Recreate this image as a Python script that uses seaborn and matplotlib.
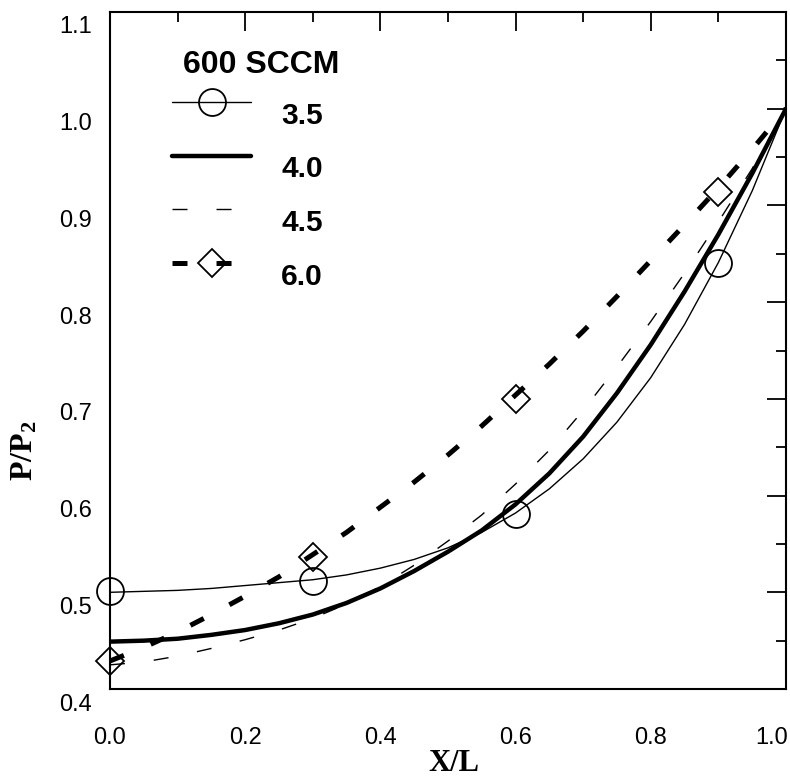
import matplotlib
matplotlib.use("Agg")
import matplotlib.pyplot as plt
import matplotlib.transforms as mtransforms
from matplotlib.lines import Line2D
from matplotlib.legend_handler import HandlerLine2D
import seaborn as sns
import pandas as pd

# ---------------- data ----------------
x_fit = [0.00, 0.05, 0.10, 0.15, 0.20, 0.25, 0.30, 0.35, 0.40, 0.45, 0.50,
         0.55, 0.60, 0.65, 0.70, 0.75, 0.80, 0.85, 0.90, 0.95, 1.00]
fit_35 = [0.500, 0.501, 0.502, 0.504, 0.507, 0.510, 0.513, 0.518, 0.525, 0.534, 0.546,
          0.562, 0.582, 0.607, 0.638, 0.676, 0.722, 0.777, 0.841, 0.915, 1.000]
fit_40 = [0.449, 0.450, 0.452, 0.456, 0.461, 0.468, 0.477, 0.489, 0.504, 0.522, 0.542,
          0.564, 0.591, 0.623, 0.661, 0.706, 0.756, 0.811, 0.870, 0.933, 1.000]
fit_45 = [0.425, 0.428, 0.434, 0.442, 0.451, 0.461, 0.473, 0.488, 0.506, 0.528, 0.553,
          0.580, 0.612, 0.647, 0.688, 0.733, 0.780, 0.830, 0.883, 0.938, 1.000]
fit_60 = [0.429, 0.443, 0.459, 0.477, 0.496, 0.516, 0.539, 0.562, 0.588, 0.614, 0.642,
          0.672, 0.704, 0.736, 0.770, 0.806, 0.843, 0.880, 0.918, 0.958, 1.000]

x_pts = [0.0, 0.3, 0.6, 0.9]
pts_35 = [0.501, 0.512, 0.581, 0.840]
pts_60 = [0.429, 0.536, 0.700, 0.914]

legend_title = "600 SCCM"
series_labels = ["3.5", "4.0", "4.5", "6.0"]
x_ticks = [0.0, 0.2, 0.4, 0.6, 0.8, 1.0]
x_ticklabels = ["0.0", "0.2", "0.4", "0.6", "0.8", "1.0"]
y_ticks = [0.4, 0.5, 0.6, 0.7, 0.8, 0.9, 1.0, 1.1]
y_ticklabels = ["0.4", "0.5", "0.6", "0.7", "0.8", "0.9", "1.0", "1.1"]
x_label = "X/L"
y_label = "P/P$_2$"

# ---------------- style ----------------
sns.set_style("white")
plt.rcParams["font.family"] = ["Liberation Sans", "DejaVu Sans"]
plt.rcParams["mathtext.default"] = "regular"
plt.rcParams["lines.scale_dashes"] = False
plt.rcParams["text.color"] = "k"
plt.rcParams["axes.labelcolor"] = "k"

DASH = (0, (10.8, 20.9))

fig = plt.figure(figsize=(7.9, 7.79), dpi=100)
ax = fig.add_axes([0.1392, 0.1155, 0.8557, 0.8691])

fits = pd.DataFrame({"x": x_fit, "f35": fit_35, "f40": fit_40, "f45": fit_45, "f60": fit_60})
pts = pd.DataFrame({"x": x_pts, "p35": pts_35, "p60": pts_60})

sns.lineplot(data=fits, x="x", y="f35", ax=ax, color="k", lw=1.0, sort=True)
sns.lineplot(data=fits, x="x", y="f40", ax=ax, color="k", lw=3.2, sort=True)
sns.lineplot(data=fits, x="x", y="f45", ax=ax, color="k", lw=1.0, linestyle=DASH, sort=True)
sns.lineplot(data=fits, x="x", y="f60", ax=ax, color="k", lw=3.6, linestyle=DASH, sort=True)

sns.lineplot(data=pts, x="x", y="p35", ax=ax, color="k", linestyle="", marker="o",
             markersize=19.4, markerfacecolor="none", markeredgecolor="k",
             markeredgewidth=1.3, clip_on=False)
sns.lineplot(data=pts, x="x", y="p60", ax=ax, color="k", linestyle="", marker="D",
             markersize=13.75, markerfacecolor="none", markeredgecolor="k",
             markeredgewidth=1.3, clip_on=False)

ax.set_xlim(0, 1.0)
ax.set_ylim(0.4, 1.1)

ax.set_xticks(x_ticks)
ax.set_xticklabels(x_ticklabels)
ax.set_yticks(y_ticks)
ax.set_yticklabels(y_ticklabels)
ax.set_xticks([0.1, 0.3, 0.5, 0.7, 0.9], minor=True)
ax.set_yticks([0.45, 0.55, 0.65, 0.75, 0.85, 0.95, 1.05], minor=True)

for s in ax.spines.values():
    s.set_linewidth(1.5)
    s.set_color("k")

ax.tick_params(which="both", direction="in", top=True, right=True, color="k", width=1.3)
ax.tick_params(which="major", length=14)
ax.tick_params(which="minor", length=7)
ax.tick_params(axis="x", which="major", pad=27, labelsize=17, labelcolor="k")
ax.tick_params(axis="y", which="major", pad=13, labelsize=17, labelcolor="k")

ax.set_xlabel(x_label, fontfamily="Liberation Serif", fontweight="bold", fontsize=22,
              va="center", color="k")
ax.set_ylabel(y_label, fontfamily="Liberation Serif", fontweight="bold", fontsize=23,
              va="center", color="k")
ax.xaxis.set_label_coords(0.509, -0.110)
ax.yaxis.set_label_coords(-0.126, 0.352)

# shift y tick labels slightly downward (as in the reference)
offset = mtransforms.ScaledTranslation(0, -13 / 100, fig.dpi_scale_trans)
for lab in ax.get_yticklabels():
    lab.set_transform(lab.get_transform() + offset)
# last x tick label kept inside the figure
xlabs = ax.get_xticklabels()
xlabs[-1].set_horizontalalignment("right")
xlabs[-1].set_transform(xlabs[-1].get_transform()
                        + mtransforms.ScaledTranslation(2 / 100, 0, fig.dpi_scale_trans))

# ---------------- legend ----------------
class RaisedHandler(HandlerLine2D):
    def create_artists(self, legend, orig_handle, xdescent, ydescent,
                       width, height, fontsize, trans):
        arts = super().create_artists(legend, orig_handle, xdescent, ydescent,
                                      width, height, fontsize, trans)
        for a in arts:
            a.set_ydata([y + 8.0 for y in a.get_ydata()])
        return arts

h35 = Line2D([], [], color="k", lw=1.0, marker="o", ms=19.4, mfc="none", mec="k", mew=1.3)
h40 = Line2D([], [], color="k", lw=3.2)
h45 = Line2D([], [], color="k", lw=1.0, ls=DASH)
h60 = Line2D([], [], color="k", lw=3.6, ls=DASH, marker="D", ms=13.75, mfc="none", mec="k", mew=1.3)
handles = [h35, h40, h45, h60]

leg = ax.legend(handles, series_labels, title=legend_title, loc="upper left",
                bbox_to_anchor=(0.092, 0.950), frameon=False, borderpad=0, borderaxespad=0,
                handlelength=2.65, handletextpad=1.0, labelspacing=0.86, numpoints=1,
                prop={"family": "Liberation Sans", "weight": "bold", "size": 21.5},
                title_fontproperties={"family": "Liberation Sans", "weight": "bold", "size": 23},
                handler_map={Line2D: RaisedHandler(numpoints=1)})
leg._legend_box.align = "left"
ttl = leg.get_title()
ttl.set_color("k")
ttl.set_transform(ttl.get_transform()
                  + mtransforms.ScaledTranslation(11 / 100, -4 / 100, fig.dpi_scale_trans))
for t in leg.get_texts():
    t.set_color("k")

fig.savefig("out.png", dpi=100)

━━━━━━━━━━━━━━━━━━━━━━━━━━━━━━

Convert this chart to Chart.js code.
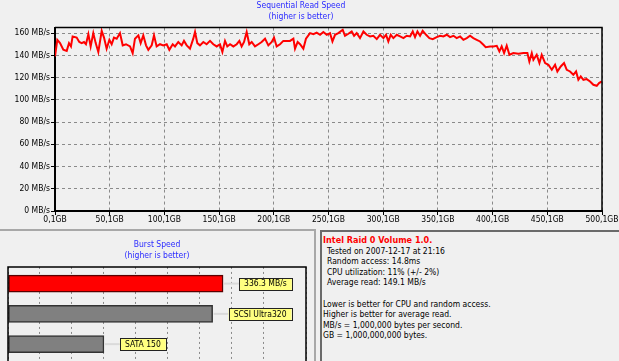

━━━━━━━━━━━━━━━━━━━━━━━━━━━━━━

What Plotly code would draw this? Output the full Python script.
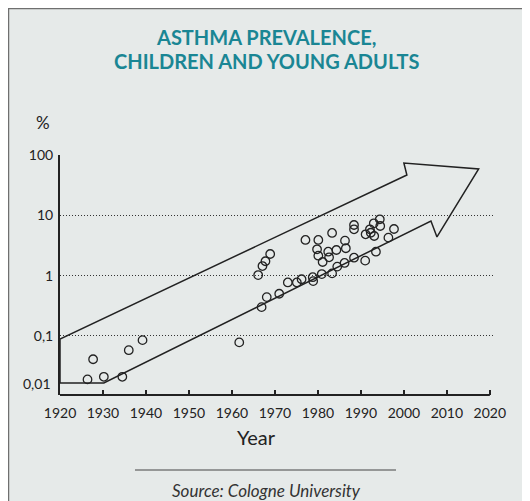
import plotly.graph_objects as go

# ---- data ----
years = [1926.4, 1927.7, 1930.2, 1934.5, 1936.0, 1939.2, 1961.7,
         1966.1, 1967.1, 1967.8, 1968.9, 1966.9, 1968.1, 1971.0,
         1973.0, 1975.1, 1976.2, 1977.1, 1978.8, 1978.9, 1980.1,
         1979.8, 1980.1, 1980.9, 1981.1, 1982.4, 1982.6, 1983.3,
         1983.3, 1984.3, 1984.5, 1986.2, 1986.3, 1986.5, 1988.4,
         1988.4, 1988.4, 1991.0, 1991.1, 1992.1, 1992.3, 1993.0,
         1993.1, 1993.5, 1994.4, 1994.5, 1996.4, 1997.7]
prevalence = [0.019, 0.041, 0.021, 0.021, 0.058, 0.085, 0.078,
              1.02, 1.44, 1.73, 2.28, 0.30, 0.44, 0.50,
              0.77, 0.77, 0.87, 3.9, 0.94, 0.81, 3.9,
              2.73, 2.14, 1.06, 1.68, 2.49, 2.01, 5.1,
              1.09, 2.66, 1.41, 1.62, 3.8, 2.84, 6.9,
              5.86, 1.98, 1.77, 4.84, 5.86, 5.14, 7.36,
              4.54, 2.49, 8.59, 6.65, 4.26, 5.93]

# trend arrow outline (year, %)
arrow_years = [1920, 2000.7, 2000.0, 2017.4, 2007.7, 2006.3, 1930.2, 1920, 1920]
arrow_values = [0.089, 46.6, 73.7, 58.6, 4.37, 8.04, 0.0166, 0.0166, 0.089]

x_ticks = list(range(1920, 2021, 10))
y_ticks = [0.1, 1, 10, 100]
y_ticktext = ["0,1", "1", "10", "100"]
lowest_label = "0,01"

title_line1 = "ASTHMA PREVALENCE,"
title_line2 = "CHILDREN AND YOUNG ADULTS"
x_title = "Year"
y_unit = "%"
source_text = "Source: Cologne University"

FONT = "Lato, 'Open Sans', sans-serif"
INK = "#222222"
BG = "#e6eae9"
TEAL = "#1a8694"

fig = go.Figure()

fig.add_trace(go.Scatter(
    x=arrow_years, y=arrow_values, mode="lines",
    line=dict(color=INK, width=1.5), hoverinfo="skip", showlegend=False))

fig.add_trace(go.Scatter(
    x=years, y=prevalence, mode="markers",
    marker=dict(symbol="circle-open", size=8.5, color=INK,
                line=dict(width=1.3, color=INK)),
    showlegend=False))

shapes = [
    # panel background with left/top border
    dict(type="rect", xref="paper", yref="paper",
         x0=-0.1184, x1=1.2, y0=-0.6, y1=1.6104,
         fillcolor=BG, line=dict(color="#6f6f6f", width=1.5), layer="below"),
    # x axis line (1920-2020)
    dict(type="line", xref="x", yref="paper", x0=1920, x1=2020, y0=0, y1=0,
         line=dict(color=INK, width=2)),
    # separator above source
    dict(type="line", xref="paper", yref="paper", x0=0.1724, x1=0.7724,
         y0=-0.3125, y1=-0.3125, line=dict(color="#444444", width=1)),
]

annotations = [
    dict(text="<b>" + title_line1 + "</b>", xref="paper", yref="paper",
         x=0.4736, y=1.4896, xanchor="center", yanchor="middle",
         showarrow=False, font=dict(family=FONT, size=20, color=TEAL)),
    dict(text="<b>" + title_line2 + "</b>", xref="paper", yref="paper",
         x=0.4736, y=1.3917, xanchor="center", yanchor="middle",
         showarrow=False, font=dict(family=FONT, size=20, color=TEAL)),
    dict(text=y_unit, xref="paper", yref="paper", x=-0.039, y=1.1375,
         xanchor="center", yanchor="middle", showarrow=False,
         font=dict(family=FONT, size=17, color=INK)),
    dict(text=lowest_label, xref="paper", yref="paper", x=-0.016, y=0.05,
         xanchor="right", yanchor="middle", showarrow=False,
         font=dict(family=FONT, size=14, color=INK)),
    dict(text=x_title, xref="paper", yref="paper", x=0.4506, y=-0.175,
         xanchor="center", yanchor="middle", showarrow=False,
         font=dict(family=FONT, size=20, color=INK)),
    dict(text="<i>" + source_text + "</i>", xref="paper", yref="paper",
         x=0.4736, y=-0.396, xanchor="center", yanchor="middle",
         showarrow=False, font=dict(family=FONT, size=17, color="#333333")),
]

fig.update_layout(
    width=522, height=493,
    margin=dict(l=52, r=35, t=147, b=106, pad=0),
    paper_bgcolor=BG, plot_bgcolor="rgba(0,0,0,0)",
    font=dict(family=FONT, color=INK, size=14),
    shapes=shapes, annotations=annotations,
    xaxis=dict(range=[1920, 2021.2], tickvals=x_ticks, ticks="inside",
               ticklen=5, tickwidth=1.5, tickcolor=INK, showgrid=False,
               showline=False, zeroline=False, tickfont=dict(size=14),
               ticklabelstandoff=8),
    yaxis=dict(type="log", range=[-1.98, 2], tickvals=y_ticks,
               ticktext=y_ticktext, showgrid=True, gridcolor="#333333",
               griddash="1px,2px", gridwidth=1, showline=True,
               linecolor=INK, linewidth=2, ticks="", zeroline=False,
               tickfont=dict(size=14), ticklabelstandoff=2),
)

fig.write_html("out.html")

━━━━━━━━━━━━━━━━━━━━━━━━━━━━━━

## Goal
Every line from the one containing "Recreate this image" to the one containing "import pandas as pd" should be output exactly, both ends included. Nothing else goes in, and no pictures either.

## Final result
Recreate this image as a Python script that uses seaborn and matplotlib.
import matplotlib
matplotlib.use("Agg")
import matplotlib.pyplot as plt
import matplotlib.transforms as mtransforms
from matplotlib.lines import Line2D
from matplotlib.legend_handler import HandlerLine2D
import seaborn as sns
import pandas as pd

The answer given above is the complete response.